Rocker Lenny Kravitz joins famed hotel designer Philippe Starck to develop a vision for the much-awaited SLS hotel in Miami’s South Beach at 17th and Collins Avenue.
SLS is the brainchild of Sam Nazarian, who started as an Los Angeles nightclub operator but with his company “sbe” has been shaking up L.A.’s restaurant and hotel scene. (I’ll tell you more about his hotel ambitions when I return from vacation next week.)
The Miami location will mark the second SLS when it opens next March, following the SLS hotel that opened during the recession at the L.A.-Beverly Hills border. Nazarian plans to open a third at some point in Las Vegas on the site of the just-shuttered Sahara.
The inclusion of Kravitz in the South Beach hotel’s look gives us an idea of the vibe that Nazarian likes to create at his hotels. He already assembled a list of heavy hitters for the first SLS, who are also involved in the South Beach location:
* Starck, who helped create the boutique hotel concept in the mid 1980s with Ian Schrager
* José Andrés, the chef behind the L.A. SLS hotel’s popular Bazaar restaurant with a growing national reputation
* Katsuya Uechi, the sushi chef behind the company’s growing Katsuya restaurant chain.
Kravitz’s seven-year-old firm Kravitz Design Inc. is tasked with creating an exclusive bungalow and penthouse suite, which could be a hit with the sports teams and athletes, celebrities and others who consider South Beach their playground.
“Lenny is a weapon of massive construction. He is an explosion of all talents, an unlimited boiling bucket of culture, a daily firework, a tireless explorer,” Starck says of his friend in sbe’s press release.
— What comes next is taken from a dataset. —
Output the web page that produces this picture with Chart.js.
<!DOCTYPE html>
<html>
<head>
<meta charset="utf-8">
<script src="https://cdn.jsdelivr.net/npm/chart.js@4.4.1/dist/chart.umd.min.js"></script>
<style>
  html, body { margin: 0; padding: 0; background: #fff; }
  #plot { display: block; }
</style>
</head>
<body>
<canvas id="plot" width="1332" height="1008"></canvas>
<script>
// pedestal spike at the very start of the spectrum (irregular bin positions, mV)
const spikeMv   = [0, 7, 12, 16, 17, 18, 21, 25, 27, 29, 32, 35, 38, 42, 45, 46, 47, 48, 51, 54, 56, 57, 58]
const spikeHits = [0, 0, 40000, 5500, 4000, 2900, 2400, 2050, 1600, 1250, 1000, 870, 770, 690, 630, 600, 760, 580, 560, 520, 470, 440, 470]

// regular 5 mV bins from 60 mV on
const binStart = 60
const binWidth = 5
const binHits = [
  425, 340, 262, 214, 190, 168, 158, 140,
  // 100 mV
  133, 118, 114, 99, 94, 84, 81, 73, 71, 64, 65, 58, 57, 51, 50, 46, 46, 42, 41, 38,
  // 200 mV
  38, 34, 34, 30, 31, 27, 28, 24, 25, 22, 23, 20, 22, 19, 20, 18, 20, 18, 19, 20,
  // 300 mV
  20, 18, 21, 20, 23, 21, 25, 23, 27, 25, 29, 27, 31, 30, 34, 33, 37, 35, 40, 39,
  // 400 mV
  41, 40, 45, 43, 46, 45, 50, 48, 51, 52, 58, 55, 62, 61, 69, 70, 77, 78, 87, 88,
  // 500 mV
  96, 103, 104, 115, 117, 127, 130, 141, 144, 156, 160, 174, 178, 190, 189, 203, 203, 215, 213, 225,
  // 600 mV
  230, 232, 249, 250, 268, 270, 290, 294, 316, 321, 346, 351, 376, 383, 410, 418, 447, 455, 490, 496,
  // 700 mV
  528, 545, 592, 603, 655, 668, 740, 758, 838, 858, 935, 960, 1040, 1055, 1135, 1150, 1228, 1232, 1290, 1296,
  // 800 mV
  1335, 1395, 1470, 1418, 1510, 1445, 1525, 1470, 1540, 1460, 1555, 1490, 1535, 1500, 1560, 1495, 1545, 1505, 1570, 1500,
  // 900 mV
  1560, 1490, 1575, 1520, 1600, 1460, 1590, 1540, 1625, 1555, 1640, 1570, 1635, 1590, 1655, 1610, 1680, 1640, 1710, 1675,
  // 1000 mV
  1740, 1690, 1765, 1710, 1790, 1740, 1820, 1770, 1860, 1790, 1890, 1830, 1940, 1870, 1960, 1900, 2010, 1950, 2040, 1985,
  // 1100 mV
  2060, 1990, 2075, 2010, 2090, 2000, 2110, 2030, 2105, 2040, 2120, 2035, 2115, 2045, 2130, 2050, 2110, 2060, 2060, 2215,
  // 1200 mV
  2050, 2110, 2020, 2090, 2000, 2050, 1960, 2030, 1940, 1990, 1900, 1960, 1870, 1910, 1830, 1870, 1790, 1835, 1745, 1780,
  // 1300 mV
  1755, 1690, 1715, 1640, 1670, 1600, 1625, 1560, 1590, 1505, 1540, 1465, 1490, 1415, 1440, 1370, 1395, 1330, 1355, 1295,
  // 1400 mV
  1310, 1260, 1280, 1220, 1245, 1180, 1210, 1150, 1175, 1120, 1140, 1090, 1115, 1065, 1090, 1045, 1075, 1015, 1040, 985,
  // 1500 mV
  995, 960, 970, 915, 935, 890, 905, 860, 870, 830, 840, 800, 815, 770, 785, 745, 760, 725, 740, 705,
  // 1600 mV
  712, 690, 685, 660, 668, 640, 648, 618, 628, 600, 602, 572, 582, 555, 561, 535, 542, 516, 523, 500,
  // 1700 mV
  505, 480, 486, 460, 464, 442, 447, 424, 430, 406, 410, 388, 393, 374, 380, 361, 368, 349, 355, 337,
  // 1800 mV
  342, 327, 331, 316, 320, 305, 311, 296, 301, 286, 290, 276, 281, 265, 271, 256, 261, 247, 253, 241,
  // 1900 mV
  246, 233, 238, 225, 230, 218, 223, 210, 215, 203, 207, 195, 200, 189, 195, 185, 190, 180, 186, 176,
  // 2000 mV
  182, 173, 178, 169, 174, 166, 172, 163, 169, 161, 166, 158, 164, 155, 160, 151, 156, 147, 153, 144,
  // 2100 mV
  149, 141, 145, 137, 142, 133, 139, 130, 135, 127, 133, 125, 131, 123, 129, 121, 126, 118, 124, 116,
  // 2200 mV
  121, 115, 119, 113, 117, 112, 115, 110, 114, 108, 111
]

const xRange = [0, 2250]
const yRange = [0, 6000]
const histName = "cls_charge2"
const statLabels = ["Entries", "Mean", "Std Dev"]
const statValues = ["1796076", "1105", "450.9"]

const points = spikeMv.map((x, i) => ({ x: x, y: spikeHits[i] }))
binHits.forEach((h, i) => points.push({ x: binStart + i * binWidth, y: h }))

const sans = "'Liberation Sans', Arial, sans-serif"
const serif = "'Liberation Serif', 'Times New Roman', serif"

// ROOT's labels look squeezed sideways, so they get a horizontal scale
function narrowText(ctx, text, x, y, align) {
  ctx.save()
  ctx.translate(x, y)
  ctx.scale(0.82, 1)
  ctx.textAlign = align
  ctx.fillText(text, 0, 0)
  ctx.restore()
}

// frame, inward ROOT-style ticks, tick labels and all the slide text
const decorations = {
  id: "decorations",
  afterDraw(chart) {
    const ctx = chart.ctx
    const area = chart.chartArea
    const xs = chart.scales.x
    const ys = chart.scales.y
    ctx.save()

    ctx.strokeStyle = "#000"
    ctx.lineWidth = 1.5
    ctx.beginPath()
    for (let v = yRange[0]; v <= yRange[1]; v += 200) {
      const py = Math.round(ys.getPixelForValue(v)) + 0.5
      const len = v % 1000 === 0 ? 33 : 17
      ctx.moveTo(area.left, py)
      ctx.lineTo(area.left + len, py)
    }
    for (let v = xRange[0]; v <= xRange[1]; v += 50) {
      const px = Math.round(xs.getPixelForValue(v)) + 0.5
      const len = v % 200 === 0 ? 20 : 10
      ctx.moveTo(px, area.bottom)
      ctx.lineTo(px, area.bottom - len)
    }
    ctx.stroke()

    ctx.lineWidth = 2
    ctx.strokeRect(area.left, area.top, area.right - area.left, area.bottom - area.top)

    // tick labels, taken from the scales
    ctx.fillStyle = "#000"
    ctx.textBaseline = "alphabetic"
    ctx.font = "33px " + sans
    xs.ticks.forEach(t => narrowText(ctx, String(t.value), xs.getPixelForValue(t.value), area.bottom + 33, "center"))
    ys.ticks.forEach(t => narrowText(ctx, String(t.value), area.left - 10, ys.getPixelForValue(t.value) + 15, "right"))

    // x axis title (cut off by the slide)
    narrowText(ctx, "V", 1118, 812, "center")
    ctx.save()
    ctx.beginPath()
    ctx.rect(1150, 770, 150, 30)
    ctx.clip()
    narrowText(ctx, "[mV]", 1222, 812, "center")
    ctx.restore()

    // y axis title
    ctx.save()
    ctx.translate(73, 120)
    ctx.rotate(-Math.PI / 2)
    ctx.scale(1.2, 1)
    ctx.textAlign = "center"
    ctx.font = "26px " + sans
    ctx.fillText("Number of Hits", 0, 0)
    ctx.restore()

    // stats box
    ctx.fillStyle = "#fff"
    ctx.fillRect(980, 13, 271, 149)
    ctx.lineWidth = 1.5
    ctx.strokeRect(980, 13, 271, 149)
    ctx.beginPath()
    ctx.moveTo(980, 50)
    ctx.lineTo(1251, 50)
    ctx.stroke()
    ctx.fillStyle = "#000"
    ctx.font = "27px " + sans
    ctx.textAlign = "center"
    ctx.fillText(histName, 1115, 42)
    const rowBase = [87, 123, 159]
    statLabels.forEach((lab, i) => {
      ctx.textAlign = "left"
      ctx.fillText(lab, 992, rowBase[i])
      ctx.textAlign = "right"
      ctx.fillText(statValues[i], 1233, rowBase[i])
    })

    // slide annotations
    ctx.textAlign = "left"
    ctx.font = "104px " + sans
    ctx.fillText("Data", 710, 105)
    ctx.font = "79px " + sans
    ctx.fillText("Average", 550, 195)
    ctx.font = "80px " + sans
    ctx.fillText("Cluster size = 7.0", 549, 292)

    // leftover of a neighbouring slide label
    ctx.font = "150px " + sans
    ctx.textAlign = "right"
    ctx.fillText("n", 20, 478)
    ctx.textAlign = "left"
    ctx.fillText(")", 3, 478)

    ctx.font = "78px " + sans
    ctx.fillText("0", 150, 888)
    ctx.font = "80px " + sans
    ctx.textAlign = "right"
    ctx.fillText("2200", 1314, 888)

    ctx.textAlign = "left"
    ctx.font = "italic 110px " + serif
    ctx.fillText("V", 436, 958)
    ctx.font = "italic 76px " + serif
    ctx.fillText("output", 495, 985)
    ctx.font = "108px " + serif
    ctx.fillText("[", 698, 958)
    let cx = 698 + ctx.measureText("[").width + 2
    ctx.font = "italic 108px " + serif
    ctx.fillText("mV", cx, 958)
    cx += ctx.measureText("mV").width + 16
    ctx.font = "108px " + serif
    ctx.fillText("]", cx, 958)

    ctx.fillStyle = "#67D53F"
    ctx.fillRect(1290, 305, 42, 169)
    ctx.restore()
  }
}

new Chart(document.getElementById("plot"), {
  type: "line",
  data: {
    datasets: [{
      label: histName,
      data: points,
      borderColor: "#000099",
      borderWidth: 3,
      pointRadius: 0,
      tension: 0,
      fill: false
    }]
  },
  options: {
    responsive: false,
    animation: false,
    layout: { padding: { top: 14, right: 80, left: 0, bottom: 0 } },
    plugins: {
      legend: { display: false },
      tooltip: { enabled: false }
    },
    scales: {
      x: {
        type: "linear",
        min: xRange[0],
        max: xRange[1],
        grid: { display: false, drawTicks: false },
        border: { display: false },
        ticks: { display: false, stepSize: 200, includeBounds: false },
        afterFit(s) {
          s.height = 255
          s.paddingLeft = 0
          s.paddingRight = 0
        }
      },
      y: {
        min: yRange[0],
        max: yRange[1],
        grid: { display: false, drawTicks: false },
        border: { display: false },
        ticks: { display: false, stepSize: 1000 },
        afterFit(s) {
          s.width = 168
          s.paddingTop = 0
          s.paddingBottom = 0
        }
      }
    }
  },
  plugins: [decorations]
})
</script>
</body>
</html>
Kravitz is not just a South Beach vacationer. He’s a Miami native who stayed loyal to his hometown after his musical career took off. His firm, by the way, helped invent the concept for the Delano’s revamped Florida Room lounge.
The SLS hotel – located across from the Delano, the Schrager-Starck creation that helped put South Beach on the map – will open with the original 132 rooms, plus 10 new luxury bungalow suites near the pool. This property will have a white-on-white palate with color accents from carpeting, stone or artwork.
If the L.A. SLS is any indication, expect whimsical decor and dark lighting that some will embrace and others will shun. The look isn’t for everyone, which isn’t a bad thing if you ask hoteliers who like to target specific, design-loving customers. (Starwood CEO Frits van Paasschen says this all the time about Starwood’s trendy, chic W chain.)
The SLS South Beach, in fact, will likely go head to head with the W South Beach for some individual customers, since it’s a much smaller hotel. At the W South Beach, the smallest of its 408 black-and-white-themed rooms can go for $800 a night during peak winter season.